The Complexity of Online Graph Games
Janosch Fuchs, Christoph Gr\"une, Tom Jan{\ss}en

TL;DR
This paper investigates the computational complexity of online graph games, demonstrating that many such problems are PSPACE-complete through reductions from TQBF and gadget constructions.
Contribution
It introduces a framework for reducing online vertex subset games from TQBF, establishing PSPACE-completeness for several online graph problems.
Findings
Online vertex subset games are PSPACE-complete.
Framework for gadget reductions from 3-SAT to online problems.

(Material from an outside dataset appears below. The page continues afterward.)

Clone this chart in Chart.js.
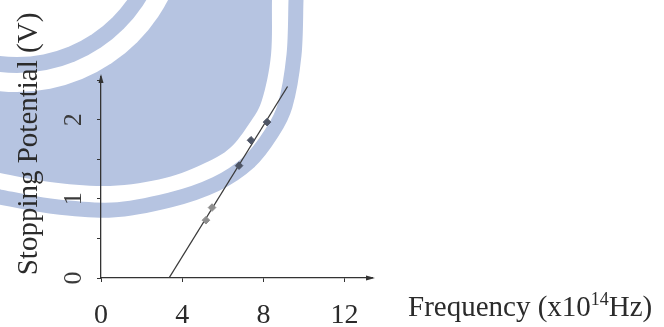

PSPACE-completeness applies to problems like VERTEX COVER, INDEPENDENT SET, and DOMINATING SET.
Abstract
Online computation is a concept to model uncertainty where not all information on a problem instance is known in advance. An online algorithm receives requests which reveal the instance piecewise and has to respond with irrevocable decisions. Often, an adversary is assumed that constructs the instance knowing the deterministic behavior of the algorithm. Thus, the adversary is able to tailor the input to any online algorithm. From a game theoretical point of view, the adversary and the online algorithm are players in an asymmetric two-player game. To overcome this asymmetry, the online algorithm is equipped with an isomorphic copy of the graph, which is referred to as unlabeled map. By applying the game theoretical perspective on online graph problems, where the solution is a subset of the vertices, we analyze the complexity of these online vertex subset games. For this, we introduce a…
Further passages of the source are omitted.